In 1923, he was one of the founding members of The Uganda Society, a cultural, and scientific society and became its president in 1934–1935. He served in the British Army during the Second World War and was sent to Botswana in 1943, where he became the director of the Bechuanaland Geological Survey. He also excavated and wrote about prehistoric sites and fossils in Botswana, such as Tsodilo Hills and Makapansgat. In 1939–45, he again served in the war, but this time he also did geological work in Bechuanaland (Botswana).

== Honors and legacy ==
Wayland was awarded with the CBE (Commander of the Order of the British Empire) in 1935 for his services to geology and archaeology in Uganda.

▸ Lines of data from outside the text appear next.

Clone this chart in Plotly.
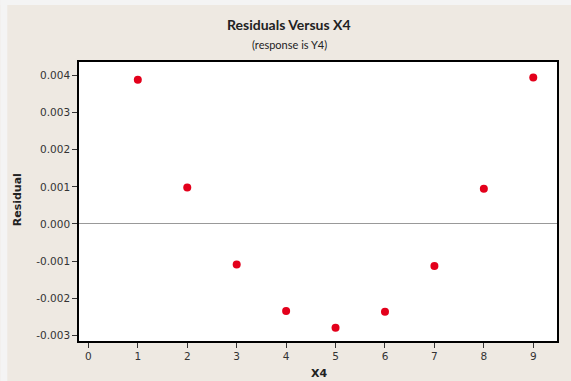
import plotly.graph_objects as go

x4 = [1, 2, 3, 4, 5, 6, 7, 8, 9]
residual = [0.00388, 0.00098, -0.00109, -0.00234, -0.00279, -0.00236, -0.00113, 0.00095, 0.00394]
x_ticks = [0, 1, 2, 3, 4, 5, 6, 7, 8, 9]
y_ticks = [0.004, 0.003, 0.002, 0.001, 0.0, -0.001, -0.002, -0.003]
y_tick_labels = ["0.004", "0.003", "0.002", "0.001", "0.000", "-0.001", "-0.002", "-0.003"]

W, H = 571, 381
L, R, T, B = 79, 12, 62, 40
pw = W - L - R
ph = H - T - B

fig = go.Figure()
fig.add_trace(go.Scatter(
    x=x4, y=residual, mode="markers",
    marker=dict(color="#e3001b", size=8, line=dict(width=0)),
    showlegend=False, cliponaxis=False,
))

tick_font = dict(family="DejaVu Sans", size=10.5, color="#333333")
fig.update_layout(
    width=W, height=H,
    margin=dict(l=L, r=R, t=T, b=B, pad=0),
    paper_bgcolor="#eee9e2",
    plot_bgcolor="white",
    xaxis=dict(
        range=[-0.19, 9.48], tickvals=x_ticks, ticks="outside", ticklen=5,
        tickcolor="#333333", tickwidth=1, showgrid=False, zeroline=False,
        showline=True, linecolor="black", linewidth=1.5, mirror=True,
        tickfont=tick_font,
    ),
    yaxis=dict(
        range=[-0.00315, 0.00436], tickvals=y_ticks, ticktext=y_tick_labels,
        ticks="outside", ticklen=5, tickcolor="#333333", tickwidth=1,
        showgrid=False, zeroline=True, zerolinecolor="#999999", zerolinewidth=1,
        showline=True, linecolor="black", linewidth=1.5, mirror=True,
        tickfont=tick_font,
    ),
    shapes=[
        dict(type="rect", xref="paper", yref="paper",
             x0=(0 - L) / pw, x1=(7 - L) / pw, y0=-B / ph, y1=(H - B) / ph + 0.01,
             fillcolor="#f4f4f4", line=dict(width=0), layer="below"),
        dict(type="rect", xref="paper", yref="paper",
             x0=(0 - L) / pw, x1=(W - L) / pw + 0.01, y0=1 + (T - 5) / ph, y1=1 + T / ph + 0.01,
             fillcolor="#f4f4f4", line=dict(width=0), layer="below"),
    ],
    annotations=[
        dict(text="<b>Residuals Versus X4</b>", xref="paper", yref="paper",
             x=(290 - L) / pw, y=1 + (T - 24) / ph, showarrow=False,
             xanchor="center", yanchor="middle",
             font=dict(family="Lato", size=14, color="#222222")),
        dict(text="(response is Y4)", xref="paper", yref="paper",
             x=(290 - L) / pw, y=1 + (T - 44) / ph, showarrow=False,
             xanchor="center", yanchor="middle",
             font=dict(family="Lato", size=11, color="#222222")),
        dict(text="<b>X4</b>", xref="paper", yref="paper",
             x=(320 - L) / pw, y=-(374 - (H - B)) / ph, showarrow=False,
             xanchor="center", yanchor="middle",
             font=dict(family="DejaVu Sans", size=11, color="#222222")),
        dict(text="<b>Residual</b>", xref="paper", yref="paper",
             x=(17 - L) / pw, y=(H - B - 200) / ph, showarrow=False, textangle=-90,
             xanchor="center", yanchor="middle",
             font=dict(family="DejaVu Sans", size=11, color="#222222")),
    ],
)

fig.write_html("out.html")
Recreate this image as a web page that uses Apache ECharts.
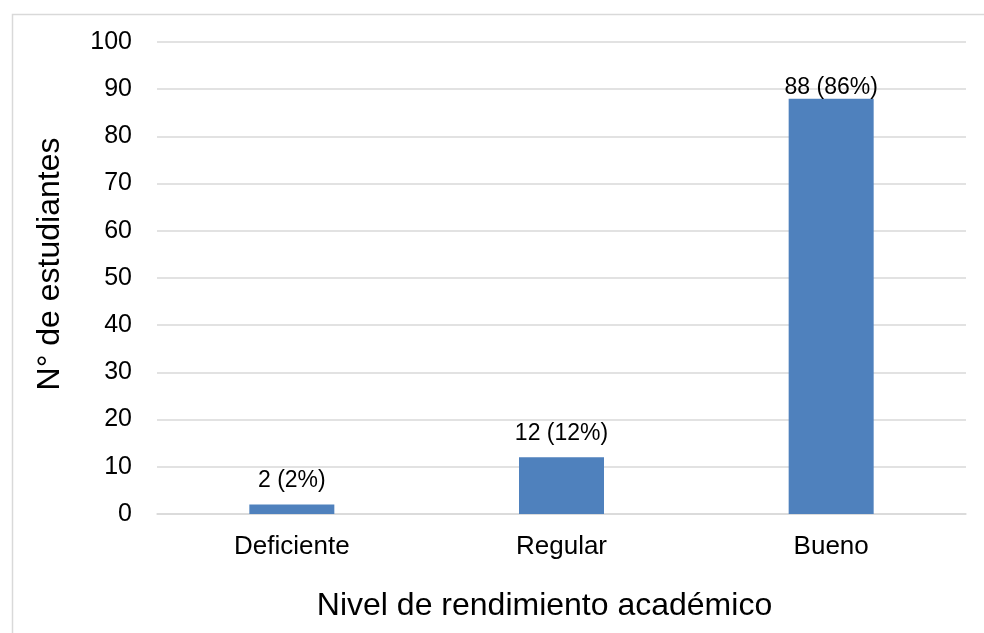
<!DOCTYPE html>
<html>
<head>
<meta charset="utf-8">
<script src="https://cdn.jsdelivr.net/npm/echarts@6/dist/echarts.min.js"></script>
<style>html,body{margin:0;padding:0;background:#fff;}#c{width:984px;height:633px;}</style>
</head>
<body>
<div id="c"></div>
<script>
const categories = ['Deficiente', 'Regular', 'Bueno'];
const counts = [2, 12, 88];
const percents = [2, 12, 86];
const yTicks = [0, 10, 20, 30, 40, 50, 60, 70, 80, 90, 100];

const chart = echarts.init(document.getElementById('c'), null, {renderer: 'canvas'});
const font = 'Liberation Sans, Arial, sans-serif';
const data = counts.map((v, i) => ({
  value: v,
  label: { distance: v > 80 ? -1 : 12 }
}));
chart.setOption({
  animation: false,
  backgroundColor: '#fff',
  graphic: [{
    type: 'rect', left: 10, top: 12, shape: { width: 1000, height: 700 },
    style: { fill: 'none', stroke: '#d9d9d9', lineWidth: 1.5 }, z: -1
  }],
  grid: { left: 157, right: 18, top: 42, bottom: 119 },
  xAxis: {
    type: 'category', data: categories,
    axisLine: { lineStyle: { color: '#d9d9d9', width: 1.5 } },
    axisTick: { show: false },
    axisLabel: { color: '#000', fontSize: 26, fontFamily: font, margin: 20 },
    name: 'Nivel de rendimiento académico', nameLocation: 'middle', nameGap: 76,
    nameTextStyle: { color: '#000', fontSize: 32, fontFamily: font, padding: [0, 34, 0, 0] }
  },
  yAxis: {
    type: 'value', min: yTicks[0], max: yTicks[yTicks.length - 1], interval: yTicks[1] - yTicks[0],
    axisLine: { show: false }, axisTick: { show: false },
    splitLine: { lineStyle: { color: '#d9d9d9', width: 1.5 } },
    axisLabel: { color: '#000', fontSize: 25, fontFamily: font, margin: 25 },
    name: 'N° de estudiantes', nameLocation: 'middle', nameGap: 91,
    nameTextStyle: { color: '#000', fontSize: 32, fontFamily: font, padding: [0, 0, 0, 28] }
  },
  series: [{
    type: 'bar', data: data, barWidth: 85,
    itemStyle: { color: '#4f81bd' },
    label: {
      show: true, position: 'top', color: '#000', fontSize: 23, fontFamily: font,
      formatter: p => counts[p.dataIndex] + ' (' + percents[p.dataIndex] + '%)'
    }
  }]
});
</script>
</body>
</html>
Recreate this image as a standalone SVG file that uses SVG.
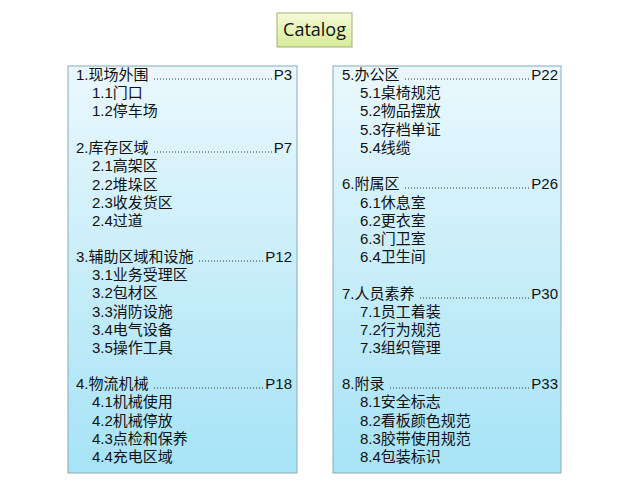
<svg xmlns="http://www.w3.org/2000/svg" width="641" height="481" viewBox="0 0 641 481">
<defs>
<linearGradient id="bg" x1="0" y1="0" x2="0" y2="1"><stop offset="0" stop-color="#eaf8fd"/><stop offset="1" stop-color="#a6e3f6"/></linearGradient>
<linearGradient id="tg" x1="0" y1="0" x2="0" y2="1"><stop offset="0" stop-color="#f6fbd8"/><stop offset="1" stop-color="#d6ec98"/></linearGradient>
<style>
text{font-family:"Liberation Sans","Noto Sans CJK SC",sans-serif;font-size:15px;fill:#111}
.r{text-anchor:end}
.box{fill:url(#bg);stroke:#8aa9b8;stroke-width:1}
.dot{stroke:#333;stroke-width:1;stroke-dasharray:1 2}
</style>
</defs>
<rect width="641" height="481" fill="#fff"/>
<g id="title"><rect x="277" y="13" width="75" height="34" fill="url(#tg)" stroke="#9fb27a"/><text x="314.5" y="36" text-anchor="middle" style="font-family:'Open Sans','Liberation Sans',sans-serif;font-size:18px">Catalog</text></g>
<g id="left"><rect class="box" x="68" y="66" width="229" height="407"/>
<text x="76" y="80">1.现场外围</text><text class="r" x="292" y="80">P3</text>
<text x="92" y="98">1.1门口</text><text x="92" y="116">1.2停车场</text>
<text x="76" y="153">2.库存区域</text><text class="r" x="292" y="153">P7</text>
<text x="92" y="171">2.1高架区</text><text x="92" y="190">2.2堆垛区</text><text x="92" y="208">2.3收发货区</text><text x="92" y="226">2.4过道</text>
<text x="76" y="262">3.辅助区域和设施</text><text class="r" x="292" y="262">P12</text>
<text x="92" y="280">3.1业务受理区</text><text x="92" y="298">3.2包材区</text><text x="92" y="317">3.3消防设施</text><text x="92" y="335">3.4电气设备</text><text x="92" y="353">3.5操作工具</text>
<text x="76" y="389">4.物流机械</text><text class="r" x="292" y="389">P18</text>
<text x="92" y="407">4.1机械使用</text><text x="92" y="426">4.2机械停放</text><text x="92" y="444">4.3点检和保养</text><text x="92" y="462">4.4充电区域</text>
</g>
<g id="right"><rect class="box" x="333" y="66" width="228" height="407"/>
<text x="342" y="80">5.办公区</text><text class="r" x="558" y="80">P22</text>
<text x="360" y="98">5.1桌椅规范</text><text x="360" y="116">5.2物品摆放</text><text x="360" y="135">5.3存档单证</text><text x="360" y="153">5.4线缆</text>
<text x="342" y="189">6.附属区</text><text class="r" x="558" y="189">P26</text>
<text x="360" y="208">6.1休息室</text><text x="360" y="226">6.2更衣室</text><text x="360" y="244">6.3门卫室</text><text x="360" y="262">6.4卫生间</text>
<text x="342" y="299">7.人员素养</text><text class="r" x="558" y="299">P30</text>
<text x="360" y="317">7.1员工着装</text><text x="360" y="335">7.2行为规范</text><text x="360" y="353">7.3组织管理</text>
<text x="342" y="389">8.附录</text><text class="r" x="558" y="389">P33</text>
<text x="360" y="407">8.1安全标志</text><text x="360" y="426">8.2看板颜色规范</text><text x="360" y="444">8.3胶带使用规范</text><text x="360" y="462">8.4包装标识</text>
</g>
<g id="leaders">
<line class="dot" x1="154" y1="79" x2="273" y2="79"/>
<line class="dot" x1="154" y1="152" x2="273" y2="152"/>
<line class="dot" x1="199" y1="261" x2="264" y2="261"/>
<line class="dot" x1="154" y1="388" x2="264" y2="388"/>
<line class="dot" x1="405" y1="79" x2="530" y2="79"/>
<line class="dot" x1="405" y1="188" x2="530" y2="188"/>
<line class="dot" x1="420" y1="298" x2="530" y2="298"/>
<line class="dot" x1="390" y1="388" x2="530" y2="388"/>
</g>
</svg>
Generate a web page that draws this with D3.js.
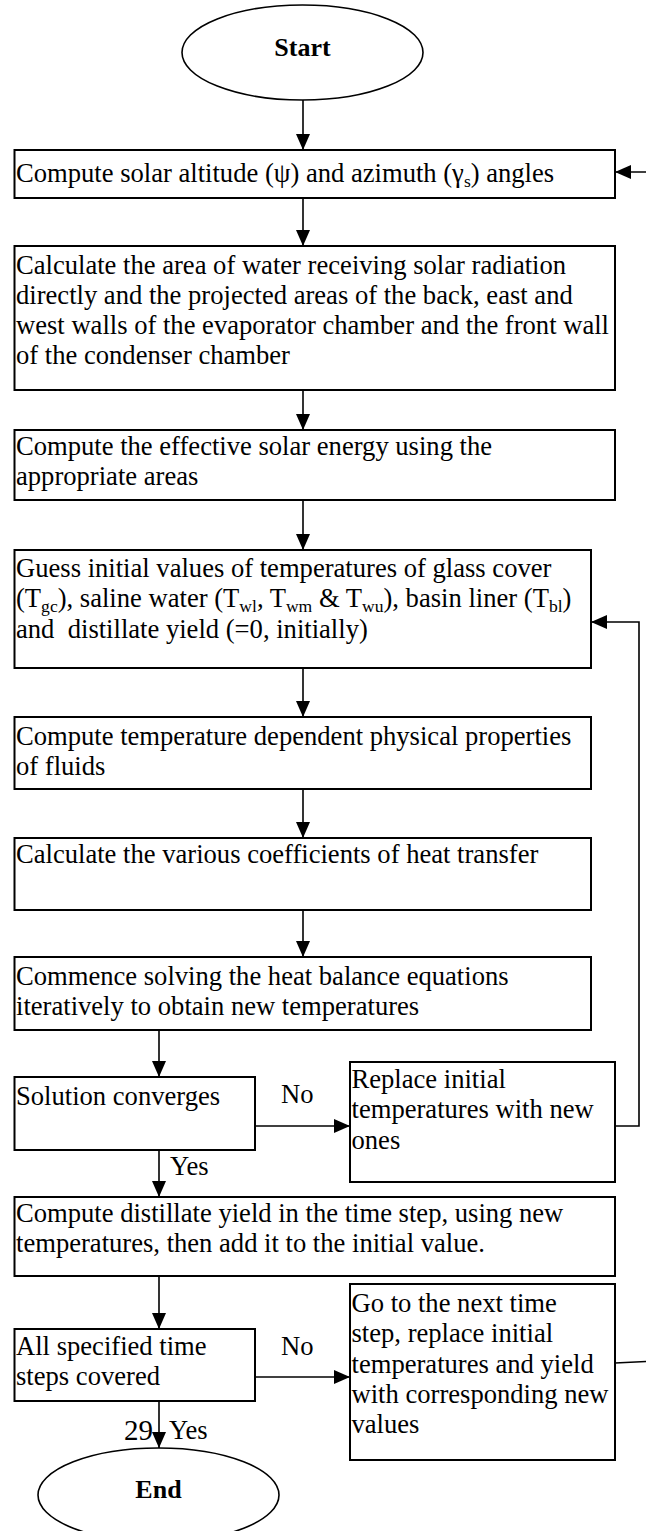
<!DOCTYPE html>
<html><head><meta charset="utf-8">
<script src="https://cdn.jsdelivr.net/npm/d3@7"></script>
<style>body{margin:0;background:#fff}svg{display:block}</style>
</head><body>
<script>
// ---- content ----
const terminalLabels = ["Start", "End"];
const stepLines = [
  ["Compute solar altitude (\u03C8) and azimuth (\u03B3_{s}) angles"],
  ["Calculate the area of water receiving solar radiation", "directly and the projected areas of the back, east and", "west walls of the evaporator chamber and the front wall", "of the condenser chamber"],
  ["Compute the effective solar energy using the", "appropriate areas"],
  ["Guess initial values of temperatures of glass cover", "(T_{gc}), saline water (T_{wl}, T_{wm} & T_{wu}), basin liner (T_{bl})", "and  distillate yield (=0, initially)"],
  ["Compute temperature dependent physical properties", "of fluids"],
  ["Calculate the various coefficients of heat transfer"],
  ["Commence solving the heat balance equations", "iteratively to obtain new temperatures"],
  ["Solution converges"],
  ["Replace initial", "temperatures with new", "ones"],
  ["Compute distillate yield in the time step, using new", "temperatures, then add it to the initial value."],
  ["All specified time", "steps covered"],
  ["Go to the next time", "step, replace initial", "temperatures and yield", "with corresponding new", "values"]
];
const edgeLabels = ["No", "Yes", "No", "Yes"];
const pageNumber = "29";

// ---- layout ----
const W = 646, H = 1531;
const FS = 26.6, LH = 30.3;
const boxes = [
  {x0:14.5, x1:615, y0:150, y1:198, b:182},
  {x0:14.5, x1:615, y0:246, y1:390, b:273.5},
  {x0:14.5, x1:615, y0:430, y1:500, b:455},
  {x0:14.5, x1:591, y0:550, y1:668, b:577},
  {x0:14.5, x1:591, y0:717, y1:789, b:745},
  {x0:14.5, x1:591, y0:838, y1:910, b:863},
  {x0:14.5, x1:591, y0:957, y1:1030, b:985},
  {x0:14.5, x1:255, y0:1077, y1:1150, b:1105},
  {x0:350, x1:615, y0:1062, y1:1182, b:1088},
  {x0:14.5, x1:615, y0:1197, y1:1276, b:1222},
  {x0:14.5, x1:255, y0:1329, y1:1401, b:1355},
  {x0:350, x1:615, y0:1284, y1:1460, b:1312}
];
const terminals = [{cx:302.5, cy:52.5, rx:120.5, ry:47.5, b:56}, {cx:158.5, cy:1495, rx:120.5, ry:47, b:1498}];

const svg = d3.select("body").append("svg").attr("width", W).attr("height", H);
const defs = svg.append("defs");
defs.append("marker").attr("id","ah").attr("viewBox","0 0 16 14").attr("refX",16).attr("refY",7)
  .attr("markerUnits","userSpaceOnUse").attr("markerWidth",16).attr("markerHeight",14).attr("orient","auto")
  .append("path").attr("d","M0,0L16,7L0,14Z").attr("fill","#000");

const font = "'Liberation Serif','Times New Roman',serif";

// arrows
const xA = 303, xB = 159;
const arrows = [
  [[xA, terminals[0].cy+terminals[0].ry],[xA, boxes[0].y0]],
  [[xA, boxes[0].y1],[xA, boxes[1].y0]],
  [[xA, boxes[1].y1],[xA, boxes[2].y0]],
  [[xA, boxes[2].y1],[xA, boxes[3].y0]],
  [[xA, boxes[3].y1],[xA, boxes[4].y0]],
  [[xA, boxes[4].y1],[xA, boxes[5].y0]],
  [[xA, boxes[5].y1],[xA, boxes[6].y0]],
  [[xB, boxes[6].y1],[xB, boxes[7].y0]],
  [[boxes[7].x1, 1126],[boxes[8].x0, 1126]],
  [[boxes[8].x1, 1126],[639, 1126],[639, 622],[boxes[3].x1, 622]],
  [[xB, boxes[7].y1],[xB, boxes[9].y0]],
  [[xB, boxes[9].y1],[xB, boxes[10].y0]],
  [[boxes[10].x1, 1377],[boxes[11].x0, 1377]],
  [[xB, boxes[10].y1],[xB, terminals[1].cy-terminals[1].ry]],
  [[boxes[11].x1, 1363],[680, 1360]],
  [[680, 172],[boxes[0].x1, 172]]
];
svg.append("g").selectAll("path").data(arrows).join("path")
  .attr("d", d => d3.line()(d)).attr("fill","none").attr("stroke","#000").attr("stroke-width",1.6)
  .attr("marker-end", (d,i) => i===14 ? null : "url(#ah)");

// boxes
svg.append("g").selectAll("rect").data(boxes).join("rect")
  .attr("x", d=>d.x0).attr("y", d=>d.y0).attr("width", d=>d.x1-d.x0).attr("height", d=>d.y1-d.y0)
  .attr("fill","#fff").attr("stroke","#000").attr("stroke-width",2);

// terminals
svg.append("g").selectAll("ellipse").data(terminals).join("ellipse")
  .attr("cx",d=>d.cx).attr("cy",d=>d.cy).attr("rx",d=>d.rx).attr("ry",d=>d.ry)
  .attr("fill","#fff").attr("stroke","#000").attr("stroke-width",1.6);
svg.append("g").selectAll("text").data(terminals).join("text")
  .attr("x",d=>d.cx).attr("y",d=>d.b).attr("text-anchor","middle")
  .attr("font-family",font).attr("font-weight","bold").attr("font-size",26)
  .text((d,i)=>terminalLabels[i]);

// rich text helper: "_{..}" marks a subscript
function addLine(sel, str) {
  const parts = str.split(/(_\{[^}]*\})/).filter(s=>s.length);
  let shifted = false;
  parts.forEach(p => {
    if (p.startsWith("_{")) {
      sel.append("tspan").attr("font-size", FS*0.66).attr("dy", 5).text(p.slice(2,-1));
      shifted = true;
    } else {
      const t = sel.append("tspan").text(p);
      if (shifted) { t.attr("dy", -5); shifted = false; }
    }
  });
}
const tg = svg.append("g").attr("font-family",font).attr("font-size",FS).attr("fill","#000");
boxes.forEach((b,i) => {
  stepLines[i].forEach((ln,j) => {
    const t = tg.append("text").attr("x", b.x0+1.5).attr("y", b.b + j*LH).style("white-space","pre");
    addLine(t, ln);
  });
});

// edge labels
const labelPos = [[281,1103],[170,1175],[281,1355],[169,1439]];
tg.selectAll("text.el").data(edgeLabels).join("text").attr("class","el")
  .attr("x",(d,i)=>labelPos[i][0]).attr("y",(d,i)=>labelPos[i][1]).text(d=>d);
tg.append("text").attr("x",153).attr("y",1440).attr("text-anchor","end").attr("font-size",29).text(pageNumber);
</script>
</body></html>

He retired in 1953 and moved to Ramsgate, Kent, where he died on 11 July 1966. He donated many of his archaeological and paleontological specimens to the British Museum and other institutions. He is regarded as one of the pioneers of African prehistory and a mentor to many African and British scholars.

== Personal life ==
Wayland married Ellen Morrison in 1917.

== Publications ==

- Wayland wrote on geology, much on Africa. He authored “Stones of the Nawaratna: Their mythical significance and superstitious lore” which was published in the Journal of the Royal Asiatic Society of Great Britain and Ireland.
- In 1925, as a Government Geologist, he documented the petroleum potential of Uganda in the publication "Petroleum in Uganda".